Il PPP ha partecipato ai governi dell’Autorità Nazionale pur criticandone l’azione politica su molti aspetti. Con l’integrazione nell’apparato dell’Autorità il partito ha cercato di fronteggiare il calo dei militanti. Dal punto di vista del consenso, ha dovuto però riconoscere di avere pagato un prezzo per questa posizione. Nelle elezioni del 2006 si è presentato con una lista comune al Fronte Democratico di Liberazione della Palestina e all’Unione Democratica Palestinese (FIDA), quest’ultima scissione del Fronte dell’inizio degli anni ’90.
Il PPP ha condiviso gli accordi di Oslo anche se ora critico degli sviluppi successivi. Con le altre formazioni della sinistra ha cercato di organizzare varie forme di alleanze ottenendo solo successi temporanei e parziali. Ritiene che si debba rilanciare e riorganizzare l’OLP come strumento prioritario di definizione della strategia palestinese rispetto all’ANP che risulta sostanzialmente inadeguata e incapace di assolvere tale ruolo. A questo fine distingue il ruolo dell’ANP, valutato ormai negativamente, con quello di Fatah, con la quale ritiene necessario mantenere un rapporto di collaborazione.
Il PPP non ha una propria formazione militare e affida la priorità all’azione politica per sconfiggere l’occupazione, ma non nega la legittimità anche dell’azione armata.
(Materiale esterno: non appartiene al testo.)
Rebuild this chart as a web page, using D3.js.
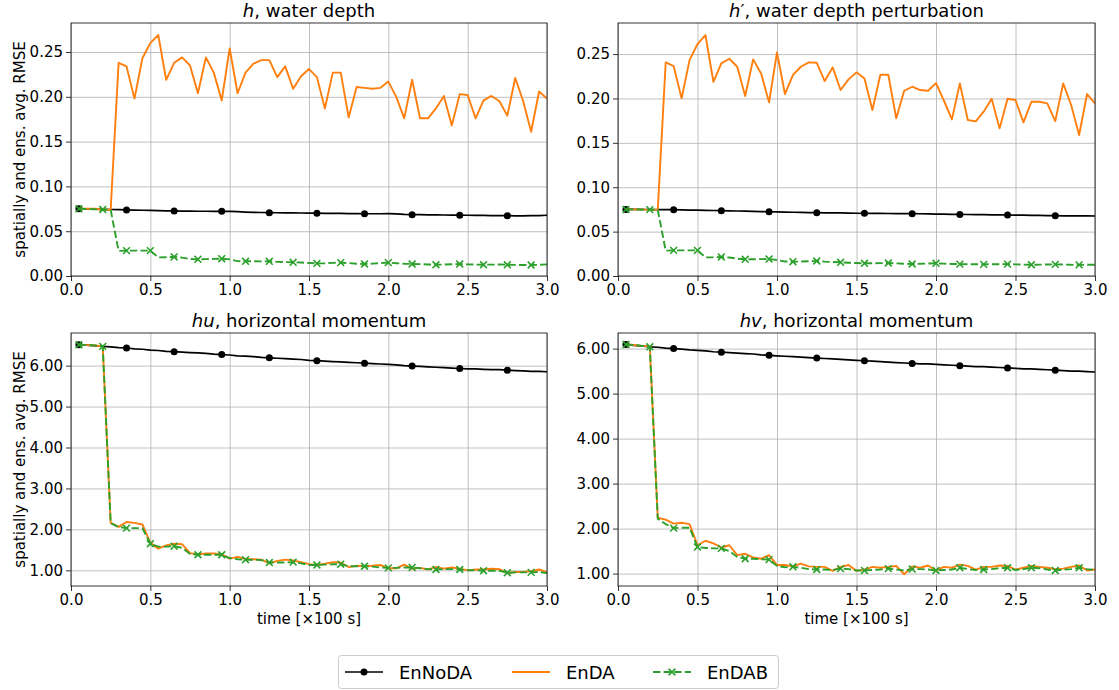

E’ contrario ad isolare Hamas che, invece, assieme alla Jihad Islamica, va riportata dentro un quadro di unità delle forze politiche palestinesi.
Riunificazione delle forze palestinesi, riforma e rilancio dell’OLP, critica alla leadership di Abu Mazen sono punti comuni sui quali si ritrovano le diverse forze della sinistra.